The human mind does tend to boggle at these concepts and a common reaction is to throw up one's hands or make a joke of it all along the lines that there will be no reproaches afterwards if the scientists get it wrong. My reaction is one of horror that we can sleepwalk into such a situation. No one has really discussed this with the public, no one has voted for or against it despite the fact that it concerns every one of us in the most fundamental way.

It is said by way of a comparison that the scientists working on the Manhattan Project feared that their bomb might ignite the atmosphere and kill all life on earth but decided to take that chance. I would answer that, whether you think this was defensible or not, firstly, we do not have the urgent reasons they had to take this risk.

As far as any of us know the only justification for the CERN experiments is 'pure science'. Secondly even if life on earth had been extinguished, as terrible as that would have been, at least it would have had a chance to rise again.

It is further said that these experiments are only a weak imitation of what already occurs in nature. I would answer that the CERN experiments are artificial and isolated, and there is no knowing which added or missing factors will affect the outcome compared to what happens in nature. One vital point, not addressed in the safety report, is that any black holes created would be stationary rather than moving at an immense speed as in nature; they would thus be free to accelerate towards the earth's core, decelerate towards the opposing crust, reaccelerate towards the core, and so on.

Please note that there is a presumption to upgrade the collider to higher energy levels in ten years' time.
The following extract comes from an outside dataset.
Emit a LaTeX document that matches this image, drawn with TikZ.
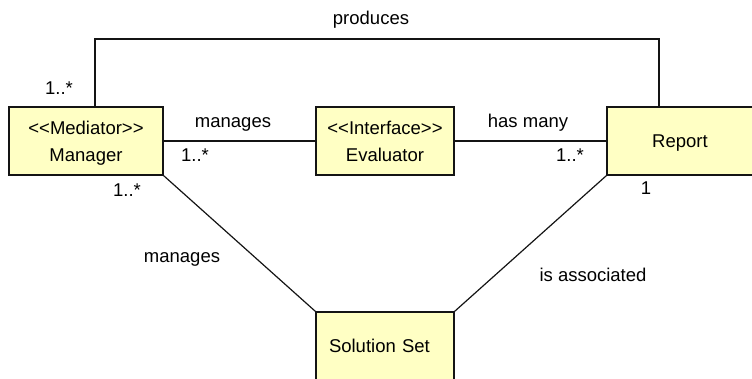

Even if we get away with running the LHC as it stands - and any ill effects are likely to be insidious, as described above, rather than immediate - skating on thinner and thinner ice makes disaster more and more likely.

Although the odds of an adverse effect are actually unquantifiable owing to all the unknowns, the CERN scientists have commented publicly on these odds since the 2002 report; however, their figures are seemingly pulled from the air. Professor Close's example of winning the lottery three times would give you a chance of 14 million cubed. Where does that come from? According to Wikipaedia, Lord Rees, Astronomer Royal and President of the Royal Society, claimed in his 2003 book 'Our Final Hour' that the chance of things going wrong via a particle accelerator was 'one in 50 million'. Rather a high risk I would have thought, and very far removed from 14 million cubed to one. Theoretical physicists are not experts in risk assessment.

It doesn't take great scientific knowledge, only a modicum of intelligence, common sense and healthy skepticism to see that there should be a moratorium on such high energy particle colliders until a very great deal more is known about what exactly we are dealing with and how it works. This is a wager that is far to great to lay, even if the odds are as good as some of our scientist bookies would have us believe.